* Brief
Repeat only the lines running from the beginning of the material through the line that contains "bot_dee = [47, 96, 156, 234, 272, 334]".

* Recorded data
□ □ □ □ □
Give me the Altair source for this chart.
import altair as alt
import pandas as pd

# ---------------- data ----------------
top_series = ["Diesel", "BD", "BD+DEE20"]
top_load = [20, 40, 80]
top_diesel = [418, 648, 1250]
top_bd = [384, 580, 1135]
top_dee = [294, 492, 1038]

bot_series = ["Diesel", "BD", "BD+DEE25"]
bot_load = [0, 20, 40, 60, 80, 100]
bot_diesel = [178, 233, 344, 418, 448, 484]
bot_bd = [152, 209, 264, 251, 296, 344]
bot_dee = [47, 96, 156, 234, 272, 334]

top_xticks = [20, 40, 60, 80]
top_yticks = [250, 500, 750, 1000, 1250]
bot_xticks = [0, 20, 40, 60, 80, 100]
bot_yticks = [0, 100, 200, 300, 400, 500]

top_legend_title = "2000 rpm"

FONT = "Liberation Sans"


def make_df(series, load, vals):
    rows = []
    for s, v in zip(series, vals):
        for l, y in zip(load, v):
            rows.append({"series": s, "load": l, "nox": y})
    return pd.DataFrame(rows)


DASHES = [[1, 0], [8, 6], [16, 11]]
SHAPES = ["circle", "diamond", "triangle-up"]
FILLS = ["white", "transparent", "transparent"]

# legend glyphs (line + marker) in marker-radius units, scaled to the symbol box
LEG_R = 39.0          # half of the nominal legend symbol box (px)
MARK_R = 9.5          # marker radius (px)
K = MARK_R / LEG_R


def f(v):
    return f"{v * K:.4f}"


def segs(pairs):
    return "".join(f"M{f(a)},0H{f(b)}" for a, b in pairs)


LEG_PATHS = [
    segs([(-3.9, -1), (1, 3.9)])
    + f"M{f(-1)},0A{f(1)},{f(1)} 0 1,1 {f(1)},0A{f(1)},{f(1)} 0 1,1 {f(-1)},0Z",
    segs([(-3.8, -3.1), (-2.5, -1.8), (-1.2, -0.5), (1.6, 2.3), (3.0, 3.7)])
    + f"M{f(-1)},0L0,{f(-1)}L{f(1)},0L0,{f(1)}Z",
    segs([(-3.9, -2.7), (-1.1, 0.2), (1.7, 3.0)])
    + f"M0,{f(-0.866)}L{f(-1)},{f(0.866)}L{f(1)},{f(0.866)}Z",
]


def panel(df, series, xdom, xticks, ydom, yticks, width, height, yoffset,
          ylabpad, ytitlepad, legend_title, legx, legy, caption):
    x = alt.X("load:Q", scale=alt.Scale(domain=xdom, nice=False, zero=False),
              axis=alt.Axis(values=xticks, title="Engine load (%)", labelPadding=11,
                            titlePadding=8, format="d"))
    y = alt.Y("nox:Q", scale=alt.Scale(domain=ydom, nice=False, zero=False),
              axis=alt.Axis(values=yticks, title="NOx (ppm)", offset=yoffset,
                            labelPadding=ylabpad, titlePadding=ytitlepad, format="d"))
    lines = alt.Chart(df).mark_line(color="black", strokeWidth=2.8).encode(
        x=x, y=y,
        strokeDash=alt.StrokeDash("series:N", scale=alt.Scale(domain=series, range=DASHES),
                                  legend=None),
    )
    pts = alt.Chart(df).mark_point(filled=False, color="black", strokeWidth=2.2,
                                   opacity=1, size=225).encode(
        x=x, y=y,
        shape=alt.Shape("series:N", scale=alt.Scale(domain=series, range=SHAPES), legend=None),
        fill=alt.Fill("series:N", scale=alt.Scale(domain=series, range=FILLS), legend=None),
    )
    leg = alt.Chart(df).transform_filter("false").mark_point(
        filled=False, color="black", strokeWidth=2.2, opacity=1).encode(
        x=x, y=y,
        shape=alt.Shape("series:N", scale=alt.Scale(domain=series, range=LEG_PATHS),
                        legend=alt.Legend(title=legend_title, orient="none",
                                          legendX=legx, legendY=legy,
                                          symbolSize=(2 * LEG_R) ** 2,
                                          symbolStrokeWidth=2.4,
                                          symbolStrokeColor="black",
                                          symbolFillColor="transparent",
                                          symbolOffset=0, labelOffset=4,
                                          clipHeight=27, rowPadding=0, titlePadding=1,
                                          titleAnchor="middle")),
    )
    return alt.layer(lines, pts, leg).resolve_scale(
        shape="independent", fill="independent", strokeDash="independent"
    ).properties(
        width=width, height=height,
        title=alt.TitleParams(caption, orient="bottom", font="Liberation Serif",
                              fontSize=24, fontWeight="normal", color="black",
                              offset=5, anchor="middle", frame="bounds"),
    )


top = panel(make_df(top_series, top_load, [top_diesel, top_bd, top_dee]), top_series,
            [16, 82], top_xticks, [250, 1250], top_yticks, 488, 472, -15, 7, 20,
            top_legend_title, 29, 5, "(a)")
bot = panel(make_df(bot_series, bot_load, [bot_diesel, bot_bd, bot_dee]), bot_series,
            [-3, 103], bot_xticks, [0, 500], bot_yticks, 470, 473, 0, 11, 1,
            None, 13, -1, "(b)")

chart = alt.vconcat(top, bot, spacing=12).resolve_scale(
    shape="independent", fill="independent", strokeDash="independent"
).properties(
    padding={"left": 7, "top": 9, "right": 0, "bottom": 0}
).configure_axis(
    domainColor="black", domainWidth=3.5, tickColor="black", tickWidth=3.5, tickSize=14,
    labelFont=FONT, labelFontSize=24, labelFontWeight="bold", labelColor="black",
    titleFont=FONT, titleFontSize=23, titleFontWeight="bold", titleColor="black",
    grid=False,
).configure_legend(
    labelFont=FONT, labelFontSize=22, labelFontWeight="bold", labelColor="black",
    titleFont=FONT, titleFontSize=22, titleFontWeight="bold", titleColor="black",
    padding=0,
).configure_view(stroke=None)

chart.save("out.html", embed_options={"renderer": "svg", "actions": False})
□ □ □ □ □
* Solution to this task
Give me the Altair source for this chart.
import altair as alt
import pandas as pd

# ---------------- data ----------------
top_series = ["Diesel", "BD", "BD+DEE20"]
top_load = [20, 40, 80]
top_diesel = [418, 648, 1250]
top_bd = [384, 580, 1135]
top_dee = [294, 492, 1038]

bot_series = ["Diesel", "BD", "BD+DEE25"]
bot_load = [0, 20, 40, 60, 80, 100]
bot_diesel = [178, 233, 344, 418, 448, 484]
bot_bd = [152, 209, 264, 251, 296, 344]
bot_dee = [47, 96, 156, 234, 272, 334]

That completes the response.